A sus 91 años, el ex secretario de Estado norteamericano, Henry Kissinger, ha publicado World Order: Reflections on the Character of the Nations and the Curse of History (Allen Lane, 2014). Es un libro en que vuelve a sus orígenes académicos de especialista y admirador del congreso de Viena y del concierto europeo de potencias.
La obra parte del presupuesto de que un sistema internacional basado en el equilibrio de las potencias sirvió para alcanzar la estabilidad, que no la paz –pues siguieron produciéndose revoluciones y conflictos localizados– durante casi un siglo. Estamos, sobre todo, ante un libro de historia y de geopolítica, aunque también hay referencias e intentos de prospectiva.
Nuevos actores
Pero la obra no es solo una reflexión sobre si el modelo de directorio y equilibrio de potencias europeas de hace dos siglos es aplicable al mundo de hoy.
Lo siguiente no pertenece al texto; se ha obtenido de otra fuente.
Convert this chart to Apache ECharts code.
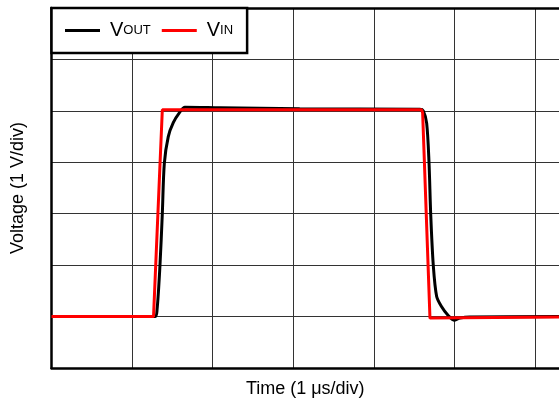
<!DOCTYPE html>
<html>
<head>
<meta charset="utf-8">
<script src="https://cdn.jsdelivr.net/npm/echarts@6/dist/echarts.min.js"></script>
<style>
html,body{margin:0;padding:0;background:#fff;}
#chart{width:559px;height:405px;}
</style>
</head>
<body>
<div id="chart"></div>
<script>
// Time in µs (1 µs/div), voltage in V (1 V/div)
var voutTime = [0, 1.284, 1.309, 1.346, 1.375, 1.40, 1.449, 1.511, 1.586, 1.656, 2.09, 3.08, 4.57, 4.613, 4.655, 4.684, 4.705, 4.737, 4.779, 4.841, 4.917, 4.994, 5.068, 5.19, 6.3];
var voutVolt = [1.0, 1.0, 1.12, 2.0, 3.0, 3.98, 4.5, 4.77, 4.96, 5.07, 5.06, 5.04, 5.03, 5.0, 4.76, 4.0, 3.0, 2.0, 1.39, 1.19, 1.03, 0.93, 0.97, 0.99, 1.0];
var vinTime = [0, 1.266, 1.375, 4.593, 4.605, 4.696, 6.3];
var vinVolt = [1.0, 1.0, 5.02, 5.02, 4.96, 0.97, 0.99];
var seriesNames = ['VOUT', 'VIN'];
var xAxisTitle = 'Time (1 \u03bcs/div)';
var yAxisTitle = 'Voltage (1 V/div)';

function pairs(t, v) { return t.map(function (x, i) { return [x, v[i]]; }); }

var font = 'Liberation Sans, Arial, Helvetica, sans-serif';
var chart = echarts.init(document.getElementById('chart'), null, {renderer: 'canvas'});
var border = {show: true, onZero: false, lineStyle: {color: '#000', width: 2.5}};
chart.setOption({
  animation: false,
  backgroundColor: '#fff',
  grid: {left: 51.5, top: 8, right: 0, bottom: 37},
  legend: {
    left: 51.5, top: 8,
    orient: 'horizontal',
    backgroundColor: '#fff', borderColor: '#000', borderWidth: 2.5, borderRadius: 0,
    padding: [12.5, 14, 12.5, 13.5],
    icon: 'rect',
    itemWidth: 35, itemHeight: 3, itemGap: 11,
    data: seriesNames,
    formatter: function (n) { return '{v|V}{s|' + n.slice(1) + '}'; },
    textStyle: {
      fontFamily: font, color: '#000',
      rich: {
        v: {fontSize: 20, lineHeight: 26, fontFamily: font, color: '#000', padding: [0, 0, 0, 5]},
        s: {fontSize: 13, lineHeight: 14, fontFamily: font, color: '#000'}
      }
    }
  },
  xAxis: [{
    type: 'value', min: 0, max: 6.297, interval: 1, position: 'bottom',
    axisLine: border, axisTick: {show: false}, axisLabel: {show: false},
    splitLine: {show: true, showMaxLine: false, showMinLine: false, lineStyle: {color: '#333', width: 1}},
    name: xAxisTitle, nameLocation: 'middle', nameGap: 12,
    nameTextStyle: {fontFamily: font, fontSize: 18, color: '#000'}
  }, {
    type: 'value', min: 0, max: 6.297, interval: 1, position: 'top',
    axisLine: border, axisTick: {show: false}, axisLabel: {show: false}, splitLine: {show: false}
  }],
  yAxis: {
    type: 'value', min: 0, max: 7, interval: 1,
    axisLine: border, axisTick: {show: false}, axisLabel: {show: false},
    splitLine: {show: true, showMaxLine: false, showMinLine: false, lineStyle: {color: '#333', width: 1}},
    name: yAxisTitle, nameLocation: 'middle', nameGap: 24,
    nameTextStyle: {fontFamily: font, fontSize: 18, color: '#000'}
  },
  series: [
    {name: seriesNames[0], type: 'line', data: pairs(voutTime, voutVolt), symbol: 'none', smooth: 0.3,
     lineStyle: {color: '#000', width: 3}, itemStyle: {color: '#000'}},
    {name: seriesNames[1], type: 'line', data: pairs(vinTime, vinVolt), symbol: 'none',
     lineStyle: {color: '#ff0000', width: 3}, itemStyle: {color: '#ff0000'}}
  ]
});
</script>
</body>
</html>
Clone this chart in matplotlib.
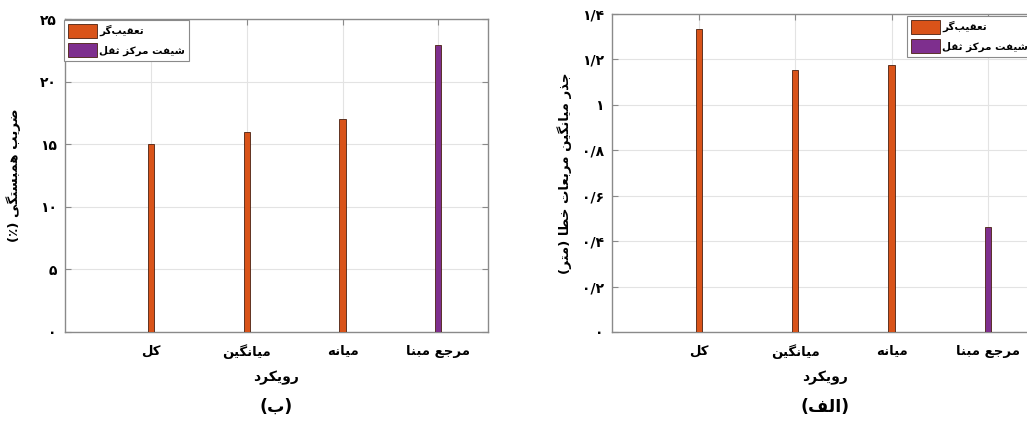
import matplotlib
matplotlib.use('Agg')
import matplotlib.pyplot as plt
import numpy as np

# categories (logical Persian text) and values
cats = ['کل', 'میانگین', 'میانه', 'مرجع مبنا']
corr = [15.0, 15.95, 17.0, 22.9]          # (ب) correlation coefficient %
rmse = [1.333, 1.154, 1.174, 0.461]       # (الف) RMSE in metres
is_centroid = [False, False, False, True]

legend_names = ['تعقیب\u200cگر', 'شیفت مرکز ثقل']
corr_ticks = [0, 5, 10, 15, 20, 25]
rmse_ticks = [0, 0.2, 0.4, 0.6, 0.8, 1.0, 1.2, 1.4]

# --- tiny Persian shaper: matplotlib does no Arabic shaping itself ---
# letter: (isolated, final, initial, medial); None initial => right-joining only
FORMS = {
    'ا': (0xFE8D, 0xFE8E, None, None), 'ب': (0xFE8F, 0xFE90, 0xFE91, 0xFE92),
    'ت': (0xFE95, 0xFE96, 0xFE97, 0xFE98), 'ث': (0xFE99, 0xFE9A, 0xFE9B, 0xFE9C),
    'ج': (0xFE9D, 0xFE9E, 0xFE9F, 0xFEA0), 'خ': (0xFEA5, 0xFEA6, 0xFEA7, 0xFEA8),
    'د': (0xFEA9, 0xFEAA, None, None), 'ذ': (0xFEAB, 0xFEAC, None, None),
    'ر': (0xFEAD, 0xFEAE, None, None), 'ز': (0xFEAF, 0xFEB0, None, None),
    'س': (0xFEB1, 0xFEB2, 0xFEB3, 0xFEB4), 'ش': (0xFEB5, 0xFEB6, 0xFEB7, 0xFEB8),
    'ض': (0xFEBD, 0xFEBE, 0xFEBF, 0xFEC0), 'ط': (0xFEC1, 0xFEC2, 0xFEC3, 0xFEC4),
    'ع': (0xFEC9, 0xFECA, 0xFECB, 0xFECC), 'ف': (0xFED1, 0xFED2, 0xFED3, 0xFED4),
    'ق': (0xFED5, 0xFED6, 0xFED7, 0xFED8), 'ل': (0xFEDD, 0xFEDE, 0xFEDF, 0xFEE0),
    'م': (0xFEE1, 0xFEE2, 0xFEE3, 0xFEE4), 'ن': (0xFEE5, 0xFEE6, 0xFEE7, 0xFEE8),
    'ه': (0xFEE9, 0xFEEA, 0xFEEB, 0xFEEC), 'و': (0xFEED, 0xFEEE, None, None),
    'ی': (0xFBFC, 0xFBFD, 0xFBFE, 0xFBFF), 'ک': (0xFB8E, 0xFB8F, 0xFB90, 0xFB91),
    'گ': (0xFB92, 0xFB93, 0xFB94, 0xFB95),
}
MIRROR = {'(': ')', ')': '('}


def fa(s):
    out = []
    n = len(s)
    for i, ch in enumerate(s):
        if ch not in FORMS:
            if ch != '\u200c':
                out.append(MIRROR.get(ch, ch))
            continue
        prev = s[i - 1] if i > 0 else ''
        nxt = s[i + 1] if i < n - 1 else ''
        join_prev = prev in FORMS and FORMS[prev][2] is not None
        join_next = FORMS[ch][2] is not None and nxt in FORMS
        iso, fin, ini, med = FORMS[ch]
        if join_prev and join_next:
            cp = med
        elif join_prev:
            cp = fin
        elif join_next:
            cp = ini
        else:
            cp = iso
        out.append(chr(cp))
    return ''.join(reversed(out))


FA_DIGITS = str.maketrans('0123456789.', '۰۱۲۳۴۵۶۷۸۹/')


def fa_num(v):
    return ('%g' % v).translate(FA_DIGITS)


plt.rcParams['font.family'] = ['DejaVu Sans']
plt.rcParams['font.weight'] = 'bold'

orange = '#D95319'
purple = '#7E2F8E'
edge = '#4a2010'
frame = '#8a8a8a'
font = 10

fig = plt.figure(figsize=(10.27, 4.26), dpi=100)
ax_b = fig.add_axes([65 / 1027, 1 - 332 / 426, 423 / 1027, 313 / 426])
ax_a = fig.add_axes([612 / 1027, 1 - 332 / 426, 426 / 1027, 318 / 426])

x = np.arange(1, len(cats) + 1)


def style(ax, vals, ticks, ylabel, title, label_x):
    cols = [purple if c else orange for c in is_centroid]
    ax.bar(x, vals, width=0.065, color=cols, edgecolor=edge, linewidth=0.6, zorder=3)
    ax.set_xlim(0.1, 4.52)
    ax.set_ylim(ticks[0], ticks[-1])
    ax.set_xticks(x)
    ax.set_xticklabels([fa(c) for c in cats], fontsize=9.5, fontweight='bold')
    ax.set_yticks(ticks)
    ax.set_yticklabels([fa_num(t) for t in ticks], fontsize=font, fontweight='bold')
    ax.grid(color='#e3e3e3', linewidth=0.8, zorder=0)
    ax.set_axisbelow(True)
    for sp in ax.spines.values():
        sp.set_color(frame)
        sp.set_linewidth(1.0)
    ax.tick_params(direction='in', length=4, color=frame, top=True, right=True, pad=9)
    ax.tick_params(axis='y', pad=6)
    ax.set_xlabel(fa('رویکرد'), fontsize=10, fontweight='bold', labelpad=8)
    ax.set_ylabel(ylabel, fontsize=9.5, fontweight='bold')
    ax.yaxis.set_label_coords(label_x, 0.5)
    tr = matplotlib.transforms.blended_transform_factory(ax.transAxes, fig.transFigure)
    ax.text(0.5, 1 - 407 / 426, title, transform=tr, ha='center', va='center',
            fontsize=12.5, fontweight='bold')


style(ax_b, corr, corr_ticks, fa('ضریب همبستگی (٪)'), fa('(ب)'), -0.105)
style(ax_a, rmse, rmse_ticks, fa('جذر میانگین مربعات خطا (متر)'), fa('(الف)'), -0.095)

handles = [plt.Rectangle((0, 0), 1, 1, facecolor=orange, edgecolor=edge, linewidth=0.6),
           plt.Rectangle((0, 0), 1, 1, facecolor=purple, edgecolor=edge, linewidth=0.6)]
labels = [fa(n) for n in legend_names]
for ax, anchor in [(ax_b, (64 / 1027, 1 - 20 / 426)), (ax_a, (907 / 1027, 1 - 16 / 426))]:
    leg = ax.legend(handles, labels, loc='upper left', bbox_to_anchor=anchor,
                    bbox_transform=fig.transFigure, borderaxespad=0,
                    handlelength=2.8, handleheight=1.7,
                    handletextpad=0.25, borderpad=0.35, labelspacing=0.5,
                    fancybox=False, framealpha=1, edgecolor=frame,
                    prop={'weight': 'bold', 'size': 7.5})
    leg.get_frame().set_linewidth(0.8)

fig.savefig('out.png', dpi=100)
plt.close()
Kissinger reitera que cada potencia ha intentado crear su particular orden mundial. Lo ideal sería un orden cooperativo de Estados observantes de las mismas reglas y procedimientos, dotados de sistemas económicos liberales, y no de capitalismos de Estado, y que aceptaran una serie de principios como el respeto de las soberanías estatales y el fomento de los sistemas de gobierno democráticos. Pero la realidad de nuestro mundo es la de la inestabilidad regional con sus secuelas de proliferación de armas de destrucción masiva, desintegración de los Estados, masacres, degradación medioambiental…
Esos retos hacen necesario un cierto orden mundial, que no puede construirse a lo largo de tres siglos como el sistema de la paz de Westfalia, imperante en Europa hasta las vísperas de la II Guerra Mundial. Aquel sistema partía del postulado de que una potencia no podía imponerse sobre las otras y que había que acomodarse a la realidad, lo que explica su triunfo después de las estériles luchas político-religiosas de la Guerra de los Treinta Años.
Poder y moral
Esto vuelve a plantearnos el eterno dilema moral que subyace a cualquier concepción del orden mundial: el del poder y la legitimidad. El poder sin dimensión moral está abocado el fracaso; pero nuestro autor, como buen realista político, recuerda que una defensa a ultranza de principios morales, que olvide el principio de equilibrio entre las potencias, solo puede llevar a un país como EE.UU. a cruzadas ideológicas de amargo resultado en Vietnam, Afganistán e Irak.
La política internacional tampoco responde a combinaciones de tablero de billar sino que debe tener en cuenta la historia, las instituciones, los rasgos nacionales o culturales definitorios. Es lo que Kissinger reprocha a los neoconservadores del entorno de George W. Bush: el universalismo, por muy democrático que pretenda ser, tiene unos límites si no se ajusta a la realidad. La Historia no se puede modelar a gusto de cada uno. De hecho, el autor comparte con Burke la idea de que la política es el arte de lo posible y considera que es mejor elaborar un plan adecuado y realista que dejarse llevar por el entusiasmo de las ideas abstractas, tal y como hicieron los revolucionarios franceses. Metternich, restaurador del orden europeo tras las guerras napoleónicas, habría estado de acuerdo.
A estas alturas, Kissinger está de vuelta de esa filosofía de corte hegeliano que trata de descubrir un supuesto mecanismo de la Historia; pero tampoco cree en la paz perpetua, resultado de una federación universal de repúblicas, preconizada por Kant y que se tradujo en el siglo XX en la aparición de organizaciones universales y regionales. A este respecto, Metternich representaba un realismo que tenía en cuenta los intereses de los otros Estados, por encima de las diferencias ideológicas. En cambio, Bismarck, que rompió el equilibrio europeo con la unificación de Alemania, tuvo en cuenta, por encima de todo, el interés nacional.
La conclusión que podemos sacar del libro es que surgirá en algún momento un nuevo orden internacional en el siglo XXI, pero probablemente no se base en modelos históricos del pasado. A Kissinger le bastaría con modernizar el sistema de Westfalia, aunque no será fácil en un escenario en el que los líderes solo pretenden soluciones a corto plazo y carecen de un entendimiento profundo de la historia y la geografía, aunque estas siguen siendo de gran utilidad en esta era de nuevas tecnologías.